I often think about starting a cost-plus-priced open core project to deal with these issues. Like we build common government functions, and sell it for cost plus 20% markup, with a licence that lets the gov run it themselves if we ever go bust. But then I think procurement is largely a grift game and it might not do well for that reason.
No shade on the author, they made a fun thing. I'm directing my cannons more towards the parent post idea that the world needs software developers for their rare genius to use their beautiful brains to solve problems in ways no actual participant in the system could have ever thought of.
The additude that because you can prompt a LLM to write some python you are also uniquely situated to solve the world's problems is how we built an entire generation of automated solutions worse than what we had before.
For others wondering, while most of the Franco-era laws were nuked in 1978, this does include lots of old laws (ie pre-20th C).
However, the source material starts with a sqashed commit in 1960 :) So no changelog before that. The BOE source though is pretty phenomonal, they've scanned files going back to the 1600s so far.
But getting the entire country's law into git is already an impressive feat.
Not git, but Congress actually does have quite a bit of data digitized. A random example[0] -they even provide XML. The Congress data is going to give you all bills - many of which do not pass, so a different mission than this project.

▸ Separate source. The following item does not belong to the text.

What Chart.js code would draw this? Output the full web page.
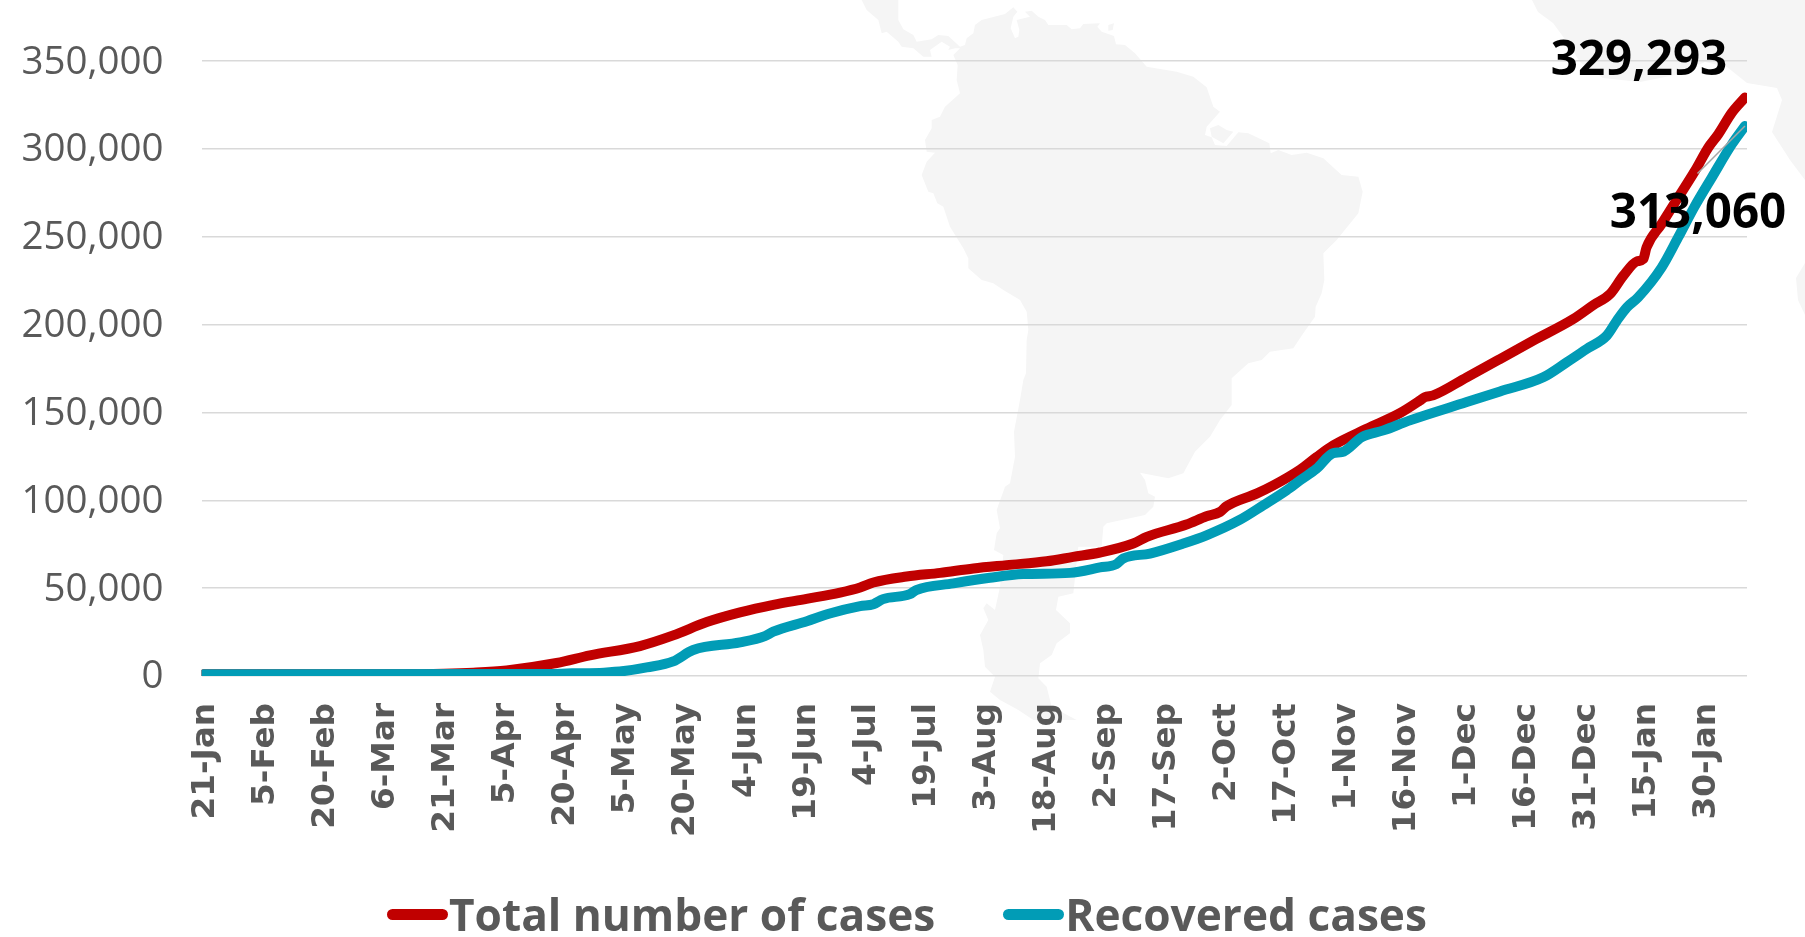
<!DOCTYPE html>
<html>
<head>
<meta charset="utf-8">
<title>Total and recovered cases</title>
<script src="https://cdn.jsdelivr.net/npm/chart.js@4/dist/chart.umd.min.js"></script>
<style>
  html, body { margin: 0; background: #fff; overflow: hidden; }
  #wrap { position: relative; width: 1805px; height: 937px; }
  #map, #myChart { position: absolute; left: 0; top: 0; }
  #legend { position: absolute; left: 387px; top: 885px; display: flex; align-items: center; height: 58px;
    font: 700 44.2px "Open Sans", sans-serif; color: #595959; white-space: nowrap; }
  #legend i { display: inline-block; width: 61px; height: 11px; border-radius: 6px; margin-right: 1px; }
  #legend span { margin-right: 68px; }
</style>
</head>
<body>
<div id="wrap">
  <!-- faint map behind the chart -->
  <svg id="map" width="1805" height="937" viewBox="0 0 1805 937">
    <g fill="#f5f5f5">
      <g transform="translate(860 0) scale(0.33333)">
        <polygon points="5,0 115,0 115,60 130,88 160,105 170,125 215,118 235,105 265,108 300,140 315,135 320,115 340,100 345,75 365,60 435,42 460,22 472,35 460,50 452,85 465,115 475,110 478,90 470,60 510,50 495,35 515,32 535,50 555,60 565,75 620,75 635,88 660,85 670,72 720,70 712,80 725,95 762,108 768,133 795,135 825,160 860,200 950,215 1000,230 1040,262 1060,320 1080,335 1040,380 1035,405 1055,412 1065,435 1100,438 1135,397 1165,400 1228,430 1232,460 1255,450 1295,465 1340,458 1390,475 1445,525 1495,530 1508,575 1495,640 1430,720 1390,760 1393,840 1385,880 1367,920 1365,950 1330,1000 1300,1045 1230,1055 1205,1080 1165,1090 1115,1135 1115,1215 1080,1260 1050,1310 1005,1355 970,1420 925,1435 840,1418 855,1440 865,1480 885,1490 880,1520 855,1545 740,1570 730,1580 725,1640 655,1640 640,1780 595,1790 588,1830 630,1870 630,1900 590,1930 575,1965 540,1990 535,2035 560,2060 575,2120 650,2160 520,2160 475,2130 420,2100 390,2075 405,2030 375,2000 370,1950 360,1905 385,1860 370,1825 380,1810 405,1830 420,1760 430,1665 402,1650 410,1600 420,1585 410,1530 435,1460 450,1450 465,1370 462,1295 480,1200 490,1140 498,1120 500,1020 505,990 500,935 480,900 430,870 400,850 365,840 325,805 325,775 310,745 270,680 250,620 232,610 220,580 205,575 185,525 200,485 225,458 200,455 195,420 215,385 215,360 240,350 255,320 300,280 290,240 293,195 280,165 300,145 285,145 265,150 270,140 245,125 210,150 215,170 190,170 160,145 125,140 115,125 80,95 65,100 55,60 20,30"/>
        <polygon points="1050,385 1075,375 1100,390 1120,395 1090,430 1055,410"/>
        <polygon points="745,75 762,70 758,90 745,92"/>
      </g>
      <polygon points="1532,0 1538,12 1553,23 1567,42 1580,62 1603,78 1640,82 1675,75 1705,62 1727,67 1747,83 1777,88 1782,100 1772,132 1790,160 1805,180 1805,0"/>
      <polygon points="1805,263 1796,278 1798,300 1805,315"/>
    </g>
  </svg>
  <canvas id="myChart" width="1805" height="937"></canvas>
  <div id="legend"></div>
</div>
<script>
// ticks sit every 15 days, day 0 = 21-Jan
const tickLabels = ['21-Jan', '5-Feb', '20-Feb', '6-Mar', '21-Mar', '5-Apr', '20-Apr', '5-May', '20-May',
  '4-Jun', '19-Jun', '4-Jul', '19-Jul', '3-Aug', '18-Aug', '2-Sep', '17-Sep', '2-Oct', '17-Oct', '1-Nov',
  '16-Nov', '1-Dec', '16-Dec', '31-Dec', '15-Jan', '30-Jan'];
const tickStep = 15;

// values, day = days since 21-Jan
const totalDays = [0, 50, 60, 67.4, 75.7, 88.2, 96.5, 109, 117.3, 125.7, 134, 142.3, 150.6, 159, 164, 167.3,
  175.6, 184, 192.3, 200.6, 210.6, 217.2, 223.9, 232.2, 235.6, 245.5, 250.5, 253.9, 255.5, 263, 267.2, 273.9,
  278, 282.2, 290.5, 298.8, 303.8, 305, 307.1, 315.5, 323.8, 332.1, 342.1, 347.1, 351.3, 354.6, 358, 359.6,
  360.4, 364.2, 368.3, 372.5, 375.8, 378.3, 381.7, 385];
const totalCases = [1000, 1000, 1300, 1900, 3200, 7400, 11750, 17050, 23100, 30700, 36200, 40500, 43900, 47500,
  50400, 53200, 56600, 58700, 61200, 63100, 65300, 67800, 70300, 75400, 79200, 86200, 90900, 93400, 96600,
  103800, 108500, 117500, 124600, 131300, 140700, 149600, 156800, 158700, 159700, 170000, 180400, 190900,
  203200, 211100, 217400, 227800, 236000, 237300, 243900, 257400, 272300, 287500, 300700, 308300, 320600, 329293];

const recoveredDays = [0, 84, 92, 100, 105, 110.7, 117.3, 122.3, 134, 140.2, 142.3, 150.7, 156.4, 164, 167.3,
  169.7, 176.4, 178, 187.3, 196.4, 204.7, 216.4, 223.9, 228, 229.7, 236.4, 244.7, 250.5, 258.9, 264.7, 270.5,
  273.9, 278, 282.2, 284.3, 289.3, 294.7, 301.3, 315.5, 323.8, 334.6, 340.5, 345.5, 350.5, 353, 355.5, 358.3,
  364.2, 368.3, 372.5, 376.7, 381.7, 385];
const recoveredCases = [1000, 1100, 1500, 1900, 2800, 4900, 8300, 14800, 19100, 22700, 25200, 31200, 35600, 39800,
  40900, 43750, 46600, 48900, 52700, 55900, 58000, 58700, 61800, 63700, 66900, 69700, 75400, 80100, 89000, 97200,
  105700, 111400, 118000, 126900, 127400, 136000, 139800, 145500, 155900, 162000, 170000, 178600, 186200, 193800,
  202300, 209800, 215500, 232600, 249600, 267600, 283700, 302600, 313060];

const endLabels = [
  {text: '329,293', dx: -106, dy: -36, leader: false},
  {text: '313,060', dx: -47, dy: 88, leader: true}
];

const toPoints = (days, vals) => days.map((d, i) => ({x: d, y: vals[i]}));

// last-point labels, placed from the scales, leader line for the second one
const endLabelPlugin = {
  id: 'endLabels',
  afterDatasetsDraw(chart) {
    const c = chart.ctx;
    c.save();
    chart.data.datasets.forEach((ds, i) => {
      const pts = chart.getDatasetMeta(i).data;
      const last = pts[pts.length - 1];
      const lab = endLabels[i];
      if (lab.leader) {
        c.strokeStyle = '#a6a6a6';
        c.lineWidth = 1.5;
        c.beginPath();
        c.moveTo(last.x, last.y);
        c.lineTo(last.x - 47.5, last.y + 47.5);
        c.stroke();
      }
      c.font = '700 47.5px "Open Sans", sans-serif';
      c.fillStyle = '#000';
      c.textAlign = 'center';
      c.textBaseline = 'middle';
      c.fillText(lab.text, last.x + lab.dx, last.y + lab.dy);
    });
    c.restore();
  }
};

const ctx = document.getElementById('myChart').getContext('2d');
const chart = new Chart(ctx, {
  type: 'line',
  data: {
    datasets: [
      {label: 'Total number of cases', data: toPoints(totalDays, totalCases), borderColor: '#c00000', backgroundColor: '#c00000', order: 2},
      {label: 'Recovered cases', data: toPoints(recoveredDays, recoveredCases), borderColor: '#019cb6', backgroundColor: '#019cb6', order: 1}
    ]
  },
  options: {
    responsive: false,
    animation: false,
    layout: {padding: {top: 60, right: 58, bottom: 0, left: 0}},
    elements: {
      point: {radius: 0},
      line: {borderWidth: 10, borderCapStyle: 'round', borderJoinStyle: 'round', cubicInterpolationMode: 'monotone'}
    },
    plugins: {legend: {display: false}, tooltip: {enabled: false}},
    scales: {
      x: {
        type: 'linear',
        min: -0.5,
        max: 385.5,
        grid: {display: false},
        border: {display: false},
        afterBuildTicks: (scale) => { scale.ticks = tickLabels.map((_, i) => ({value: i * tickStep})); },
        afterFit: (scale) => { scale.height = 261; },
        ticks: {
          autoSkip: false,
          minRotation: 90,
          maxRotation: 90,
          padding: 19,
          labelOffset: 2,
          color: '#595959',
          font: {family: '"DejaVu Sans"', weight: 'bold', size: 32.7},
          callback: (v, i) => tickLabels[i]
        }
      },
      y: {
        min: 0,
        max: 350000,
        grid: {color: '#d9d9d9', lineWidth: 1.5, drawTicks: false},
        border: {display: false},
        afterFit: (scale) => { scale.width = 201.5; },
        ticks: {
          stepSize: 50000,
          padding: 38,
          labelOffset: 1.5,
          color: '#595959',
          font: {family: '"Open Sans"', size: 38.5},
          callback: (v) => v.toLocaleString('en-US')
        }
      }
    }
  },
  plugins: [endLabelPlugin]
});

// legend swatches sit right against the text, so it is built by hand
const legend = document.getElementById('legend');
chart.data.datasets.forEach((ds) => {
  const sw = document.createElement('i');
  sw.style.background = ds.borderColor;
  const txt = document.createElement('span');
  txt.textContent = ds.label;
  legend.append(sw, txt);
});
</script>
</body>
</html>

[0] https://www.congress.gov/bill/118th-congress/house-bill/4818
Git isn't structured for collaborative commits, but community-wide conventions kind of "patches" support for it on top of the git message body, via "Co-Authored-By: name <name@example.com>" which IIRC most platforms support, and the convention itself initially comes from Linux kernel development.
You can see how certain articles have the option to check "how that particular article was at each moment in time". That would be way harder to track, but it would be awesome if not only could you "go back in time and see what the law was" but also "how its been evolving".